Here Before has a fantastic setup. The plot is unsettling, becoming even more so as everything unravels. The story is multifaceted and it’s easy to understand why Laura feels close to Megan, who slowly begins to transform into Josie, drawing pictures that see Laura as a stand-in for her mother. These changes seem to come from Megan’s own desire for an ideal family, which she finds with Laura, Brendan, and their son Tadgh. However, as the film moves forward, there are questions regarding whether Megan is, in fact, Josie’s ghost. Or, perhaps Josie has been reincarnated into a new body, which would explain why Megan remembers places and moments that never happened to her — Brendan singing, Laura making a smiley face out of ketchup, etc.

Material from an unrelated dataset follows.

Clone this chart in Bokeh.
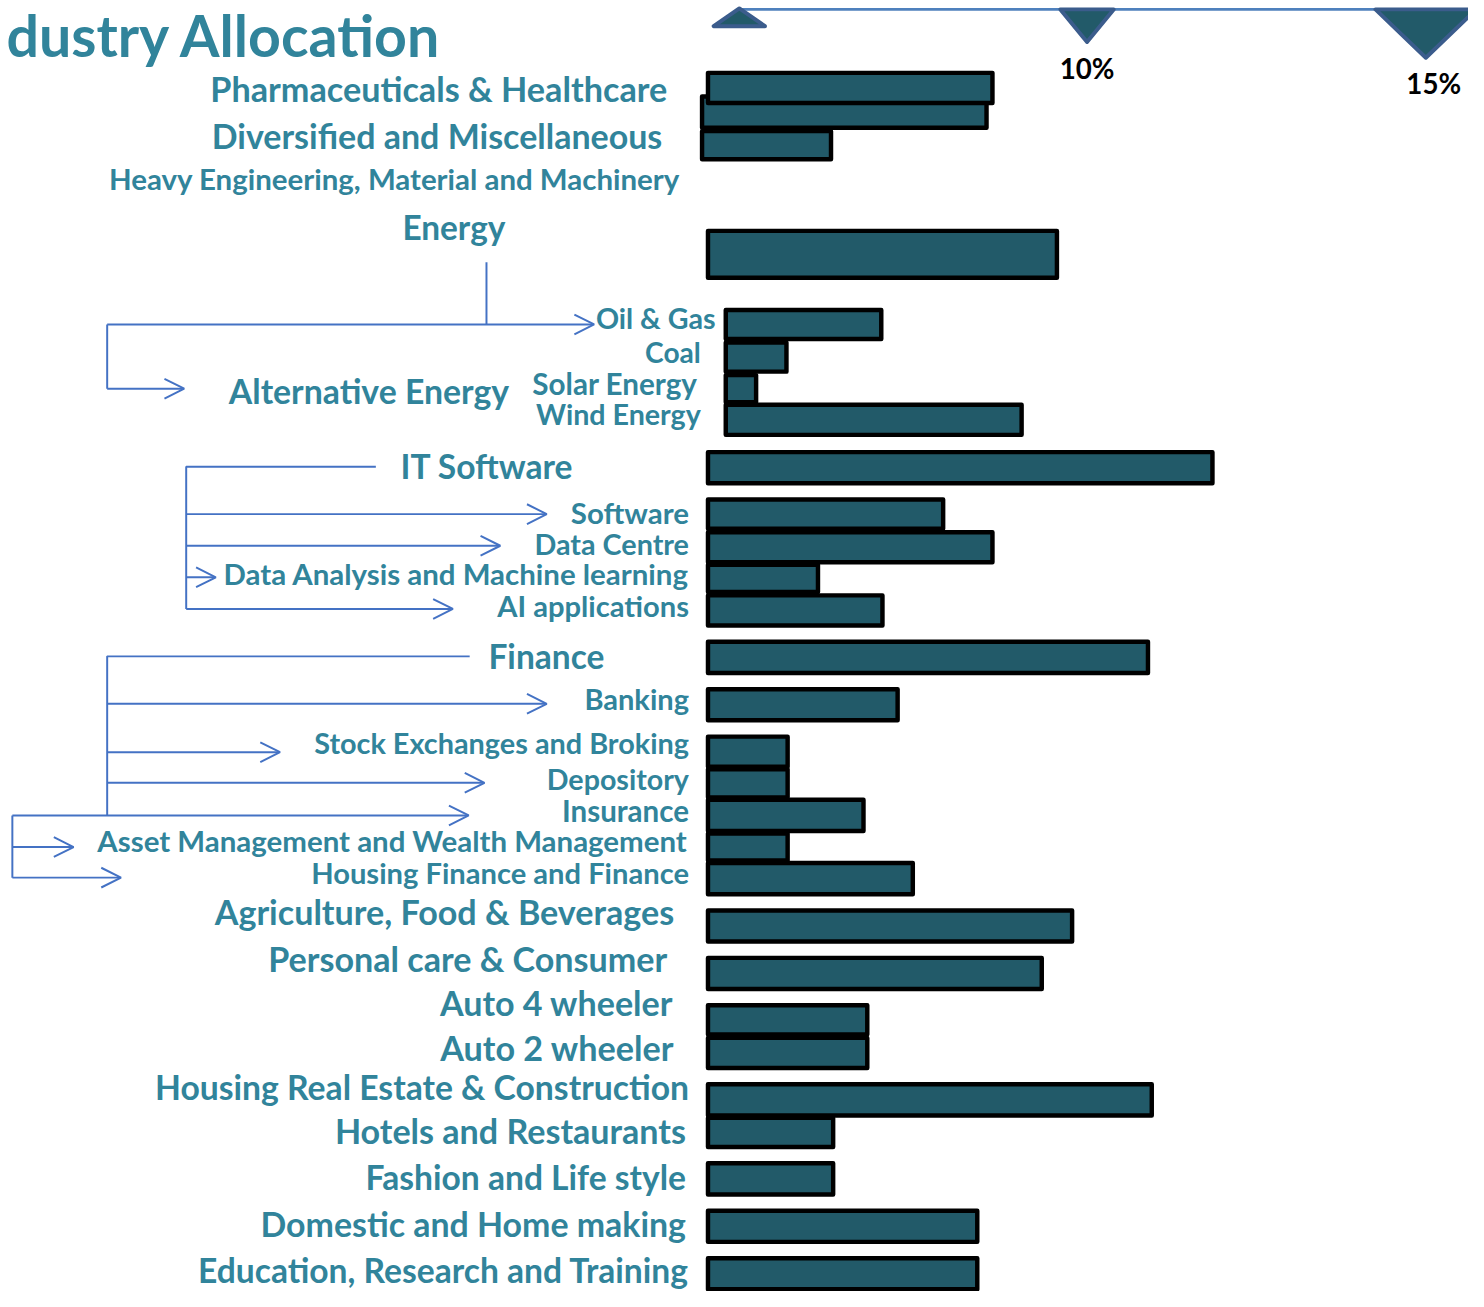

It’s a mystery that gets a lot of attention, albeit one that completely unravels in the final act. As it turns out, the film isn’t interested in providing any answers to the questions it poses, making the finale an underwhelming and disappointing close to what was a deeply unnerving and intriguing concept and buildup. Here Before does a strange heel turn, introducing a new subplot in the film’s final moments, one that is surely meant to explain but actually undermines the entire story instead. It’s a shame, too, since Gregg gives the audience an outstandingly resonant and electrifying first half. The film is obviously building towards something — a major reveal, a thrilling confrontation, a disturbing twist maybe — but Gregg loses the story three-quarters of the way through and never recovers it.

The finale undoes a lot of the development that was already established, primarily between Laura and Megan and, by extension, Laura and Marie, whose growing resentment towards each other changed course. While the film wavers in its story, it’s uplifted by its stupendous cast. Riseborough’s performance is a particular standout. Her portrayal of Laura is laced with anguish, grief, desperation, and a need for connection. For all intents and purposes, Laura has moved on from her daughter’s death, but the lingering, longing, and silent looks from Riseborough tell an entirely different story. The actress masterfully conveys and balances the sadness, hope, and unraveling emotions as Laura works to understand and be heard, often brushed aside by her husband as he tells her to talk to someone simply because he himself can’t deal.

Here Before is fairly dark, delving deep into Laura’s relationship with Megan. It starts harmlessly enough before becoming twisted and perturbed. The loss of a child weighs heavily on the film and is ultimately the root of Laura’s attitude and actions. While that exploration is interesting enough on its own, it’s not enough to sustain the narrative, especially one that offers quite a few mysteries that don’t pan out successfully. To be sure, the film has a lot of potential and would have felt far more complete if Gregg had engaged with the plot threads so seamlessly developed in the first half.

Here Before had its North American premiere during the SXSW Film Festival on March 17, 2021. The film is 83 minutes long and is not yet rated.